Corre cierto runrún acerca de lo que pudo sucederle al Recreativo del Huelva en la segunda parte del partido contra el Sporting, en este pasado y glorioso domingo en el que el once local logró la permanencia en Primera.

Hay indicios muy firmes de que en El Molinón acaeció un milagro, o un antimilagro, según desde donde se mire, pues lo convencional es que el tullido arroje las muletas y comience a correr, o que al cojo de Calanda le crezca la pierna. Pero lo contrario rompe totalmente la ley natural de los milagros: que los individuos dejen de correr y anden como paralíticos, que retrocedan, que les mengüen las piernas, que una ceguera cruel les sobrevenga y no sepan dónde está la puerta, etcétera.

Dada la inocencia futbolística de esta columna, la explicación más verosímil que hallamos es ésa: que hubo portentos y prodigios en el estadio municipal y que, como aseguraba Chesterton, «lo más increíble de los milagros es que ocurren». Y agregaba: «Como queda bien expresado en la paradoja de Poe, la sabiduría debería contar con lo inesperado».

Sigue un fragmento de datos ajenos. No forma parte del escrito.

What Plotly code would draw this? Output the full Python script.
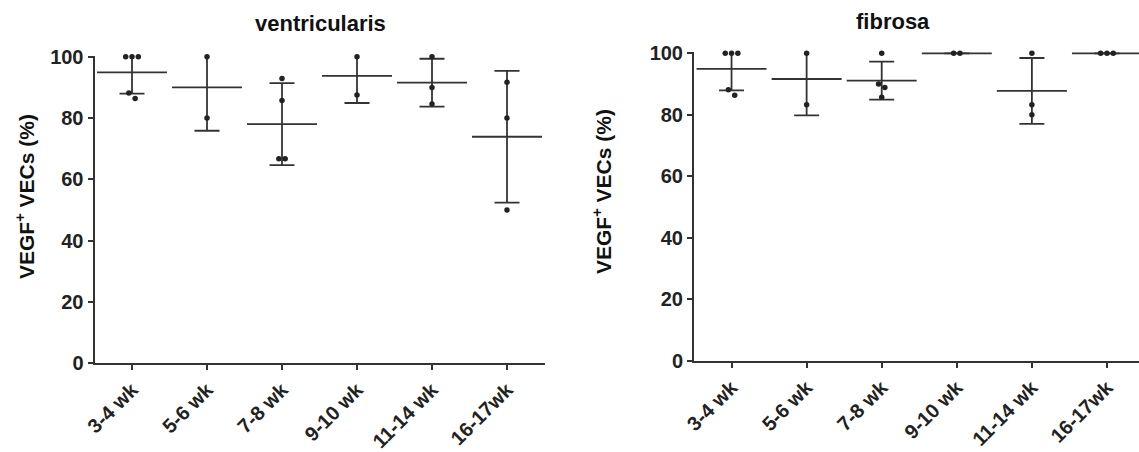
import numpy as np
import plotly.graph_objects as go

categories = ["3-4 wk", "5-6 wk", "7-8 wk", "9-10 wk", "11-14 wk", "16-17wk"]

# individual values per age group (% VEGF+ VECs)
ventricularis = [
    [100, 100, 100, 88.2, 86.4],
    [100, 80],
    [92.9, 85.7, 66.7, 66.7],
    [100, 87.5],
    [100, 90, 84.6],
    [91.7, 80, 50],
]
fibrosa = [
    [100, 100, 100, 88.2, 86.4],
    [100, 83.3],
    [100, 90, 88.9, 85.7],
    [100, 100],
    [100, 83.3, 80],
    [100, 100, 100],
]

panel_titles = ["ventricularis", "fibrosa"]
y_title = "VEGF<sup>+</sup> VECs (%)"
y_ticks = [0, 20, 40, 60, 80, 100]

LINE = "#333333"
DOT = "#222222"
FONT = "Liberation Sans"


def scatter_positions(groups, thresh=2.5, step=0.084):
    xs, ys = [], []
    for gi, vals in enumerate(groups):
        v = sorted(vals, reverse=True)
        clusters = [[v[0]]]
        for a in v[1:]:
            if clusters[-1][-1] - a < thresh:
                clusters[-1].append(a)
            else:
                clusters.append([a])
        for c in clusters:
            n = len(c)
            for i, a in enumerate(c):
                xs.append(gi + (i - (n - 1) / 2) * step)
                ys.append(a)
    return xs, ys


fig = go.Figure()

panels = [
    (ventricularis, "x", "y"),
    (fibrosa, "x2", "y2"),
]
for data, xa, ya in panels:
    means = [float(np.mean(g)) for g in data]
    sds = [float(np.std(g, ddof=1)) for g in data]
    fig.add_trace(go.Scatter(
        x=list(range(len(categories))), y=means, xaxis=xa, yaxis=ya,
        mode="markers", cliponaxis=True,
        marker=dict(symbol="line-ew", size=50, color=LINE,
                    line=dict(width=1.8, color=LINE)),
        error_y=dict(type="data", array=sds, visible=True, width=12.5,
                     thickness=1.8, color=LINE),
        showlegend=False, hoverinfo="skip",
    ))
    px, py = scatter_positions(data)
    fig.add_trace(go.Scatter(
        x=px, y=py, xaxis=xa, yaxis=ya, mode="markers", cliponaxis=False,
        marker=dict(size=5.5, color=DOT), showlegend=False,
    ))

W, H = 1139, 452
axis_common = dict(showline=True, linecolor=LINE, linewidth=2, ticks="outside",
                   ticklen=5, tickwidth=2, tickcolor=LINE, showgrid=False,
                   zeroline=False, automargin=False,
                   tickfont=dict(family=FONT, size=20, color="#222222",
                                 weight="bold"))

xkw = dict(axis_common, tickmode="array", tickvals=list(range(len(categories))),
           ticktext=categories, tickangle=-45)
ykw = dict(axis_common, tickmode="array", tickvals=y_ticks,
           ticktext=[str(t) for t in y_ticks], range=[0, 100.4])

fig.update_layout(
    template="none",
    width=W, height=H, margin=dict(l=0, r=0, t=0, b=0),
    plot_bgcolor="white", paper_bgcolor="white",
    xaxis=dict(xkw, domain=[94.5 / W, 544.5 / W], range=[-0.5, 5.5], anchor="y"),
    yaxis=dict(ykw, domain=[(H - 363.3) / H, (H - 55.5) / H], anchor="x"),
    xaxis2=dict(xkw, domain=[694 / W, 1.0], range=[-0.5, 5.5 - 5.5 / 75], anchor="y2"),
    yaxis2=dict(ykw, domain=[(H - 361) / H, (H - 52.1) / H], anchor="x2"),
)

annotations = [
    dict(text=panel_titles[0], x=320 / W, y=(H - 23) / H),
    dict(text=panel_titles[1], x=893 / W, y=(H - 22) / H),
]
for a in annotations:
    fig.add_annotation(xref="paper", yref="paper", showarrow=False,
                       xanchor="center", yanchor="middle",
                       font=dict(family=FONT, size=22, color="#111111",
                                 weight="bold"), **a)
for xc, yc in [(25, 197), (602, 192)]:
    fig.add_annotation(xref="paper", yref="paper", showarrow=False,
                       x=xc / W, y=(H - yc) / H, textangle=-90,
                       xanchor="center", yanchor="middle",
                       text=y_title,
                       font=dict(family=FONT, size=21, color="#111111",
                                 weight="bold"))

fig.write_html("out.html",
               config={"displayModeBar": False},
               post_script="document.body.style.margin='0';"
                           "document.body.style.overflow='hidden';")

Ahí está. La sabiduría del club rojiblanco consistió en que contaron con lo inesperado, con el dulce derrumbamiento del contrario, con la ágil confusión de sus mentes y de sus miembros inferiores.

Todo muy antinaturalmente milagroso. Ahora bien, ¿pudo suceder algo que sirviera de pista, de indicio notorio, de tal proceso milagroso? Cuentan las crónicas que un joven de esta ciudad que se hallaba entre los contrarios pidió no verse obligado a salir a matar, pero de pronto salió a morir con los suyos.

Pero ya lo sabemos: el problema de este tiempo es que el mundo se ha llenado de descreídos que no creen en los milagros.

¿Qué ofuscó a los contrarios? Un poder oculto vela por el Sporting. Y punto. Y pobre del que quiera arrebatarnos el vivir en la ilusión.